Vocera is a voice activated badge in which you can call anyone in the library immediately. You simply press the button, say Call Jeff, and you are immediately connected. Our library is three floors and 16,000 square feet. As a result, we are often on the floor helping patrons and away from a phone. This allows instant communication if we need to find someone or if we need assistance. It is great for security and great for customer service.
It seems like we do one of these every other year. In order to improve our services, we move collections, computers, and services around to create a better experience and to make things easier for our patrons.
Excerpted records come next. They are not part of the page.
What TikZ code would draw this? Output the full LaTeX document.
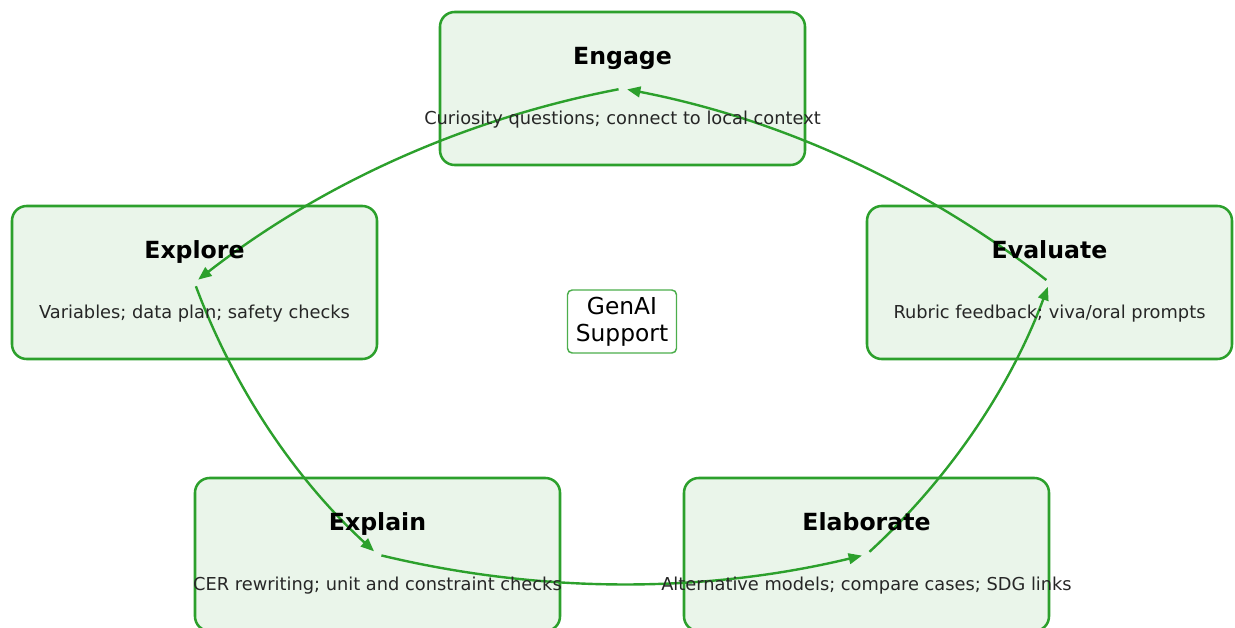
\documentclass[tikz,border=0pt]{standalone}
\usepackage{fontspec}
\setmainfont{DejaVu Sans}
\usetikzlibrary{calc,arrows.meta}

\definecolor{phasegreen}{RGB}{44,160,44}

\tikzset{
  phasebox/.style={draw=phasegreen, line width=1.9pt, fill=phasegreen!10,
    rounded corners=11pt, minimum width=273.75pt, minimum height=114.75pt,
    inner sep=0pt},
  phasetitle/.style={anchor=base, inner sep=0pt,
    font=\fontsize{17.7pt}{21pt}\selectfont\bfseries},
  phasenote/.style={anchor=base, inner sep=0pt, text=black!85,
    font=\fontsize{13.35pt}{16pt}\selectfont},
  hubbox/.style={draw=phasegreen!85, line width=1.1pt, fill=white,
    rounded corners=3.5pt, minimum width=81.75pt, minimum height=47.25pt,
    inner sep=0pt, align=center,
    font=\fontsize{17.5pt}{20pt}\selectfont},
  flow/.style={draw=phasegreen, line width=1.8pt,
    -{Triangle[length=10pt,width=8pt]},
    shorten <=3pt, shorten >=3.5pt},
}

% curved connector: quadratic arc bulging to the right of the travel direction
\newcommand\cyclearrow[2]{%
  \path ($(#1.center)!0.5!(#2.center)!0.24!-90:(#2.center)$) coordinate (ctl-#1);
  \draw[flow] (#1.center) .. controls ($(#1.center)!2/3!(ctl-#1)$)
    and ($(#2.center)!2/3!(ctl-#1)$) .. (#2.center);
}

\begin{document}
\begin{tikzpicture}[x=0.75pt, y=-0.75pt]
\useasboundingbox (0,0) rectangle (1235,628);

% the five phase boxes
\node[phasebox] (eng)  at (622.5, 88.5)  {};
\node[phasebox] (expl) at (194.5, 282.5) {};
\node[phasebox] (eval) at (1049.5, 282.5) {};
\node[phasebox] (xpn)  at (377.5, 554.5) {};
\node[phasebox] (elab) at (866.5, 554.5) {};

% central hub
\node[hubbox] (hub) at (622, 321.5) {GenAI\\Support};

% cycle connectors
\cyclearrow{eng}{expl}
\cyclearrow{expl}{xpn}
\cyclearrow{xpn}{elab}
\cyclearrow{elab}{eval}
\cyclearrow{eval}{eng}

% titles and notes
\node[phasetitle] (eng-t)  at ($(eng.center)+(0,-24.5)$)  {Engage};
\node[phasenote]  (eng-n)  at ($(eng.center)+(0,35.5)$)   {Curiosity questions; connect to local context};
\node[phasetitle] (expl-t) at ($(expl.center)+(0,-24.5)$) {Explore};
\node[phasenote]  (expl-n) at ($(expl.center)+(0,35.5)$)  {Variables; data plan; safety checks};
\node[phasetitle] (eval-t) at ($(eval.center)+(0,-24.5)$) {Evaluate};
\node[phasenote]  (eval-n) at ($(eval.center)+(0,35.5)$)  {Rubric feedback; viva/oral prompts};
\node[phasetitle] (xpn-t)  at ($(xpn.center)+(0,-24.5)$)  {Explain};
\node[phasenote]  (xpn-n)  at ($(xpn.center)+(0,35.5)$)   {CER rewriting; unit and constraint checks};
\node[phasetitle] (elab-t) at ($(elab.center)+(0,-24.5)$) {Elaborate};
\node[phasenote]  (elab-n) at ($(elab.center)+(0,35.5)$)  {Alternative models; compare cases; SDG links};
\end{tikzpicture}
\end{document}
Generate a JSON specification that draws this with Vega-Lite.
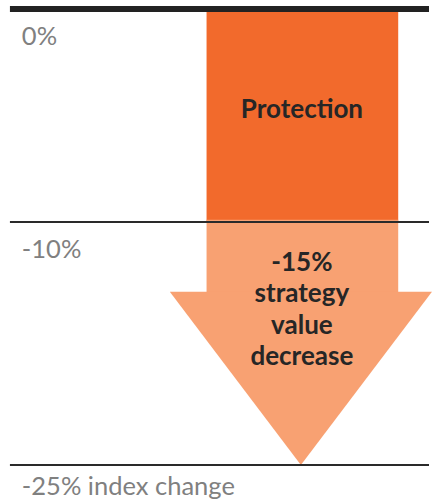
{
  "$schema": "https://vega.github.io/schema/vega-lite/v6.json",
  "width": 432,
  "height": 502,
  "autosize": {"type": "fit", "contains": "padding"},
  "padding": 0,
  "background": "white",
  "config": {"view": {"stroke": null}},
  "datasets": {
    "protection": [{"x": 208, "x2": 401, "y": 0, "y2": -10}],
    "shaft": [{"x": 208, "x2": 401, "y": -9.9, "y2": -14.35}],
    "head": [{"y": -14.3, "x": 171, "x2": 435}, {"y": -25, "x": 303, "x2": 303}],
    "thick": [{"x": 10, "x2": 432, "y": 0}],
    "thin": [{"x": 10, "x2": 432, "y": -10}, {"x": 10, "x2": 432, "y": -25}],
    "labelsTop": [{"x": 22, "y": 0, "label": "0%"}, {"x": 22, "y": -10, "label": "-10%"}],
    "labelsBottom": [{"x": 22, "y": -25, "label": "-25% index change"}],
    "inner": [{"x": 304, "y": -4.75, "label": "Protection"}, {"x": 304, "y": -12.53, "label": "-15%\nstrategy\nvalue\ndecrease"}]
  },
  "layer": [
    {
      "data": {"name": "protection"},
      "mark": {"type": "rect", "color": "#F26A2C"},
      "encoding": {
        "x": {"field": "x", "type": "quantitative", "axis": null, "scale": {"domain": [0, 432], "nice": false, "zero": false}},
        "x2": {"field": "x2"},
        "y": {"field": "y", "type": "quantitative", "axis": null, "scale": {"domain": [0, -10, -25], "range": [9, 222, 465], "nice": false, "zero": false}},
        "y2": {"field": "y2"}
      }
    },
    {
      "data": {"name": "shaft"},
      "mark": {"type": "rect", "color": "#F8A172"},
      "encoding": {
        "x": {"field": "x", "type": "quantitative"},
        "x2": {"field": "x2"},
        "y": {"field": "y", "type": "quantitative"},
        "y2": {"field": "y2"}
      }
    },
    {
      "data": {"name": "head"},
      "mark": {"type": "area", "orient": "horizontal", "color": "#F8A172", "opacity": 1},
      "encoding": {
        "y": {"field": "y", "type": "quantitative"},
        "x": {"field": "x", "type": "quantitative"},
        "x2": {"field": "x2"}
      }
    },
    {
      "data": {"name": "thick"},
      "mark": {"type": "rule", "color": "#222222", "strokeWidth": 6},
      "encoding": {
        "x": {"field": "x", "type": "quantitative"},
        "x2": {"field": "x2"},
        "y": {"field": "y", "type": "quantitative"}
      }
    },
    {
      "data": {"name": "thin"},
      "mark": {"type": "rule", "color": "#2a2a2a", "strokeWidth": 2},
      "encoding": {
        "x": {"field": "x", "type": "quantitative"},
        "x2": {"field": "x2"},
        "y": {"field": "y", "type": "quantitative"}
      }
    },
    {
      "data": {"name": "labelsTop"},
      "mark": {"type": "text", "font": "Lato", "fontSize": 25.5, "color": "#808080", "align": "left", "baseline": "alphabetic", "dy": 36},
      "encoding": {
        "x": {"field": "x", "type": "quantitative"},
        "y": {"field": "y", "type": "quantitative"},
        "text": {"field": "label"}
      }
    },
    {
      "data": {"name": "labelsBottom"},
      "mark": {"type": "text", "font": "Lato", "fontSize": 25.5, "color": "#808080", "align": "left", "baseline": "alphabetic", "dy": 30},
      "encoding": {
        "x": {"field": "x", "type": "quantitative"},
        "y": {"field": "y", "type": "quantitative"},
        "text": {"field": "label"}
      }
    },
    {
      "data": {"name": "inner"},
      "mark": {"type": "text", "font": "Lato", "fontSize": 26, "fontWeight": "bold", "color": "#262626", "align": "center", "baseline": "middle", "lineBreak": "\n", "lineHeight": 31.5},
      "encoding": {
        "x": {"field": "x", "type": "quantitative"},
        "y": {"field": "y", "type": "quantitative"},
        "text": {"field": "label"}
      }
    }
  ]
}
This year, we had to solve two problems. We had all of our computers downstairs which resulted in certain patrons getting a little rowdy. We also had many requests from our public for a quieter library. To solve this, we decided to move all of our computers upstairs to the main floor and move our non-fiction collection downstairs. When all the dust settled we had computers that we can monitor and provide quicker assistance for patrons as well as create a quiet study area downstairs with all of our non-fiction materials. Furthermore, with all the computers upstairs, it made the whole library much quieter.
The rubber hits the road
Like many other libraries, we had a huge increase in usage. Since July 2008, we had a 30% increase in circulation, 20% increase in walk-in business, a 33% increase in Information Transactions, a 10% increase in computer usage.
It’s exciting to look back on the last year and have accomplished so much.